+++ Given data

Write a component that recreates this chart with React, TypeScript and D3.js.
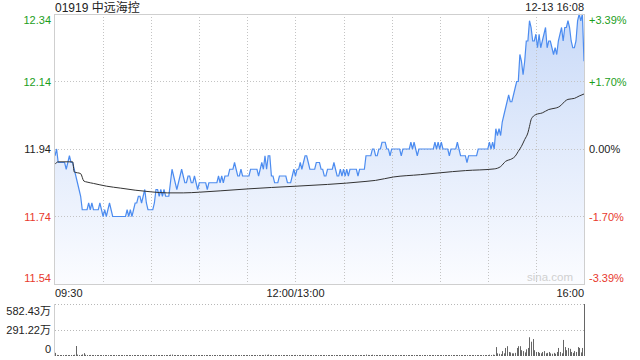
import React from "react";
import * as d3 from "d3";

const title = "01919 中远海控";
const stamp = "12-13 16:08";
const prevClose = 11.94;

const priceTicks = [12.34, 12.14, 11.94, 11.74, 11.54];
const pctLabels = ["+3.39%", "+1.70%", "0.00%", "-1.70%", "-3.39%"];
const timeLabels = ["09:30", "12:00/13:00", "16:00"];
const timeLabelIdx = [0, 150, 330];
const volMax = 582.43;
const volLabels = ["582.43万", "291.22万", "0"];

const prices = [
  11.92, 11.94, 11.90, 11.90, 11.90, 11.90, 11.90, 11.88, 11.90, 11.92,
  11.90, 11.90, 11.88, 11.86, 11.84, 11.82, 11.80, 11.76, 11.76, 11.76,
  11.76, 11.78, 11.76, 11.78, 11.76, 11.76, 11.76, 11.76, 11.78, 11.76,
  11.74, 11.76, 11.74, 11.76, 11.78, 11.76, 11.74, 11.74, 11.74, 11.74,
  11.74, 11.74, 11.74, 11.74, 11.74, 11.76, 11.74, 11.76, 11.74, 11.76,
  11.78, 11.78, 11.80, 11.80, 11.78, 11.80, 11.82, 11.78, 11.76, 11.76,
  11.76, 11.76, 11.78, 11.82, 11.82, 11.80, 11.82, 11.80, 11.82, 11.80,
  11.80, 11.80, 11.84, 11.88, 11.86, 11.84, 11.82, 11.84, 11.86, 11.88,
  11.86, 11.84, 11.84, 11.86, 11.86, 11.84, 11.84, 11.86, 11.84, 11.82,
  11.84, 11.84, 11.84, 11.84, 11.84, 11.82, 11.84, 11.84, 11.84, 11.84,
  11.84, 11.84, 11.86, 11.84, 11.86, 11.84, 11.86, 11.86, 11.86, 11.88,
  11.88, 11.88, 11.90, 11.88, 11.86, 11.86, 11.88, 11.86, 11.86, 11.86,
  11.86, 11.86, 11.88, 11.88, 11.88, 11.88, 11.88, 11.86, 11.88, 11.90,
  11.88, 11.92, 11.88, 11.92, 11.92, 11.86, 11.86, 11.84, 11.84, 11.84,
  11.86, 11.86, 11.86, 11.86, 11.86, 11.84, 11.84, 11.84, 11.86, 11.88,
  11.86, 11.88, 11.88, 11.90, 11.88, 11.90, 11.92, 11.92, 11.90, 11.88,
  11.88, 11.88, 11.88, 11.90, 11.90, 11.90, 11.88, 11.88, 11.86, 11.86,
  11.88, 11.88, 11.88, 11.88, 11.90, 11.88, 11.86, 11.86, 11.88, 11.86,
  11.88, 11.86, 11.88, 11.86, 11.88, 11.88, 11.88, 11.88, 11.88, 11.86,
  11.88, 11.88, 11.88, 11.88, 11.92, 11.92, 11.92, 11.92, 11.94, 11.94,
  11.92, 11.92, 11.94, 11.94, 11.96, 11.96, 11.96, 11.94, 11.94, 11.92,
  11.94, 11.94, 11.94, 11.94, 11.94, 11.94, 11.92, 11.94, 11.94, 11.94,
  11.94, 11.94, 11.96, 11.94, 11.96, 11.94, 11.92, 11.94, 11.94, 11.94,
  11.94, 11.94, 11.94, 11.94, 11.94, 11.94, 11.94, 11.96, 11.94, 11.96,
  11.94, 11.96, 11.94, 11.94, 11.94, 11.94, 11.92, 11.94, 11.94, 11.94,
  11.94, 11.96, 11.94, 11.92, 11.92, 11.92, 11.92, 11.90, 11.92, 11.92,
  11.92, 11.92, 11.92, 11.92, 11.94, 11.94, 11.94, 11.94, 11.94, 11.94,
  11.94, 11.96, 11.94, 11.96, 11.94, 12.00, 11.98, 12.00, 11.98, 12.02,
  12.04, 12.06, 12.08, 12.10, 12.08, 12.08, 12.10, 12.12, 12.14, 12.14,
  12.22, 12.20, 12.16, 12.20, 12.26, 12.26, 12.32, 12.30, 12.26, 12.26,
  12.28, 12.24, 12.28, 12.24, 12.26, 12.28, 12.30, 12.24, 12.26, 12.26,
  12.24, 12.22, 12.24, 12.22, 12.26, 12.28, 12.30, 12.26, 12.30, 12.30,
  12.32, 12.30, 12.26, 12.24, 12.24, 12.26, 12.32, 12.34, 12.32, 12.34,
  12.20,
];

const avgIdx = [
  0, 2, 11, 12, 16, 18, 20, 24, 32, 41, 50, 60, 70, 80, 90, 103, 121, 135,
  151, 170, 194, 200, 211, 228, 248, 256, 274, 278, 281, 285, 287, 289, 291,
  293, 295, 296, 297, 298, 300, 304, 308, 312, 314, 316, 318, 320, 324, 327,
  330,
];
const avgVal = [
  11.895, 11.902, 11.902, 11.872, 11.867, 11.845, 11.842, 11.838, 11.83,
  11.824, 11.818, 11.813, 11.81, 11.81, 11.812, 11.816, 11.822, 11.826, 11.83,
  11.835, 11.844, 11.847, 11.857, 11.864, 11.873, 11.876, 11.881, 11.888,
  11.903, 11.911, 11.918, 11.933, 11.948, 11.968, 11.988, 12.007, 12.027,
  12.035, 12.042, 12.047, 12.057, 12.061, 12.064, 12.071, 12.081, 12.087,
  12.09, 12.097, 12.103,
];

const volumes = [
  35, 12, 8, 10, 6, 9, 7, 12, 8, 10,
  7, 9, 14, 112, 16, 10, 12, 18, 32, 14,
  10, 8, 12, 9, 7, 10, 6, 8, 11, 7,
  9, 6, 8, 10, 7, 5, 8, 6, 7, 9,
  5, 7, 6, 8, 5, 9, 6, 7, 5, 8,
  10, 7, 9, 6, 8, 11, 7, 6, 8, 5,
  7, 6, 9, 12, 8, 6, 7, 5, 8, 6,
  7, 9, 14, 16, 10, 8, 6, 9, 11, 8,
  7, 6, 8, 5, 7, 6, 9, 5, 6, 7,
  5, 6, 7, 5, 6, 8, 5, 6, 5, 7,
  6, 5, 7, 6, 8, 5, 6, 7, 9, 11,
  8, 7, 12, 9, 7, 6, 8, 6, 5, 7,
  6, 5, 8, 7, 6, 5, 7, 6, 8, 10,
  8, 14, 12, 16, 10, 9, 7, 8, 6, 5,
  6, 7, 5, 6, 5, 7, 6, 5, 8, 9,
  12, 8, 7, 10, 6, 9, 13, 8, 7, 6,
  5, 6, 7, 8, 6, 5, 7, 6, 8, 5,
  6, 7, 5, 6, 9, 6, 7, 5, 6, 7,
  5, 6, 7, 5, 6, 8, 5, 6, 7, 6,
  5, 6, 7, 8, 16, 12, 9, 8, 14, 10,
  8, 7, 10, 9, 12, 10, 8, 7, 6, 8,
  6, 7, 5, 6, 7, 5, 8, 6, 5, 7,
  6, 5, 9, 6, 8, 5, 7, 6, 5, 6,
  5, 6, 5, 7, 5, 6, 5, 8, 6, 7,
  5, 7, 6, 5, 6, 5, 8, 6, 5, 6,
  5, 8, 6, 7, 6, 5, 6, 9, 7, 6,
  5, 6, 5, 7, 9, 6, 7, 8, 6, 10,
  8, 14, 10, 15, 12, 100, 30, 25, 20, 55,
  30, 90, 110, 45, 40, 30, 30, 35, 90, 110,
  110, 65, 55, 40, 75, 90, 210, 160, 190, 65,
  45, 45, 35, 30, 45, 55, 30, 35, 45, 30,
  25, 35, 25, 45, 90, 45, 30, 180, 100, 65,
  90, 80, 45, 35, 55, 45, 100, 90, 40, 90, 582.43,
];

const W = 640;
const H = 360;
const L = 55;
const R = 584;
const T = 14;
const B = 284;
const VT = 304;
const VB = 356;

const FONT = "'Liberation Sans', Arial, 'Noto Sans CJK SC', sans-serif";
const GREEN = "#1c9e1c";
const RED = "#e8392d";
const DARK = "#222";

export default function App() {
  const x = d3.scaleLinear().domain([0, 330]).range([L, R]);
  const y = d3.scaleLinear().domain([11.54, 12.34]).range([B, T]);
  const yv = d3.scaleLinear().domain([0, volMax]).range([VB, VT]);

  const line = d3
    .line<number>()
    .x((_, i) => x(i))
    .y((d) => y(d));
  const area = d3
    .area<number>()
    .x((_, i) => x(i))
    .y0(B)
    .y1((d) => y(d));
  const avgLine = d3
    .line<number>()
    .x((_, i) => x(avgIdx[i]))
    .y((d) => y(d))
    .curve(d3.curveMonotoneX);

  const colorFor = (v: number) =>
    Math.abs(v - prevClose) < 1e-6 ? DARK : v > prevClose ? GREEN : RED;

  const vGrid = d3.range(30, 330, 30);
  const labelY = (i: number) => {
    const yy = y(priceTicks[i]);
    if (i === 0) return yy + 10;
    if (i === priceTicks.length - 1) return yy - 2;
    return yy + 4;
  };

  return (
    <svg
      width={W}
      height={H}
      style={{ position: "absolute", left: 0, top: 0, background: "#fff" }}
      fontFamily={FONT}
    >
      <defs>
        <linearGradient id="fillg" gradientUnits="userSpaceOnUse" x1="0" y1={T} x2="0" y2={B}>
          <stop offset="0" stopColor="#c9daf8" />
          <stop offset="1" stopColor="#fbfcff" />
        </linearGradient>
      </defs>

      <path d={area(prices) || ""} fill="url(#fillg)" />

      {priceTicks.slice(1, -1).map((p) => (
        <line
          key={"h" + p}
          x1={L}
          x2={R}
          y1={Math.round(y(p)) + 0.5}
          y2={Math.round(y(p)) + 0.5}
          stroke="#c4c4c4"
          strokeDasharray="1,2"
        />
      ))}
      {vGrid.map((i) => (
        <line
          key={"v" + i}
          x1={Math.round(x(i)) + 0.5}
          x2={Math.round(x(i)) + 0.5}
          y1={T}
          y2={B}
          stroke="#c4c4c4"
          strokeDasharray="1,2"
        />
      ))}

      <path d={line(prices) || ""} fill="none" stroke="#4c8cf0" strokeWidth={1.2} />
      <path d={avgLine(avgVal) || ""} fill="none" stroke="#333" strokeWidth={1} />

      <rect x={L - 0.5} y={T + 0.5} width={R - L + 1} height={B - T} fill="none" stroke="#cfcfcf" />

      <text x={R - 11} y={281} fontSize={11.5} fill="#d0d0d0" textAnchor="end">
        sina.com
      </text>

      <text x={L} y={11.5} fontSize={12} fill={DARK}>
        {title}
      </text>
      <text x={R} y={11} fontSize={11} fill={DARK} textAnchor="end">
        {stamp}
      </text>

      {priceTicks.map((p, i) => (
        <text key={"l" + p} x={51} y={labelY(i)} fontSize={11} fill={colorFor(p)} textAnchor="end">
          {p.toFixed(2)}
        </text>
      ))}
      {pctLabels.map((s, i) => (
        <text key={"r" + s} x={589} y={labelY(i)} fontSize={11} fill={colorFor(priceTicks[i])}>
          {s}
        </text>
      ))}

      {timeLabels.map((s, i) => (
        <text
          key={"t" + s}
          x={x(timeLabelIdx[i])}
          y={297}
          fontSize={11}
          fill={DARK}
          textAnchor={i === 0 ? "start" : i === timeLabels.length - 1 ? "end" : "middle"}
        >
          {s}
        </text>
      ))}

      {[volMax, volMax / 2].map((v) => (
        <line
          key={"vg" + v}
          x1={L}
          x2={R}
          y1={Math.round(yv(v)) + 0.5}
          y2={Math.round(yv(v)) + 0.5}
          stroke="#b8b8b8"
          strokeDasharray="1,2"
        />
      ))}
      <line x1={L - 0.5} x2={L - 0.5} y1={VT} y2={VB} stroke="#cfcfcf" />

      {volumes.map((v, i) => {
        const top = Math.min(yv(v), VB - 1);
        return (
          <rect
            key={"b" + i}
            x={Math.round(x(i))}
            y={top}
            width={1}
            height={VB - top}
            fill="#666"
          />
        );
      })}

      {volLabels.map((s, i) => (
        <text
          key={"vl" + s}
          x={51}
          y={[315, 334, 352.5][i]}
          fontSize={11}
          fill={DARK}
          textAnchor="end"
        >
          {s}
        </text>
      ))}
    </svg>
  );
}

++++++

● **Task instructions**
Return only the lines running from the top of the data to the line that holds "const prevClose = 11.94;". Include both of those lines, but skip the pictures.

● **Answer for this exercise**
Write a component that recreates this chart with React, TypeScript and D3.js.
import React from "react";
import * as d3 from "d3";

const title = "01919 中远海控";
const stamp = "12-13 16:08";
const prevClose = 11.94;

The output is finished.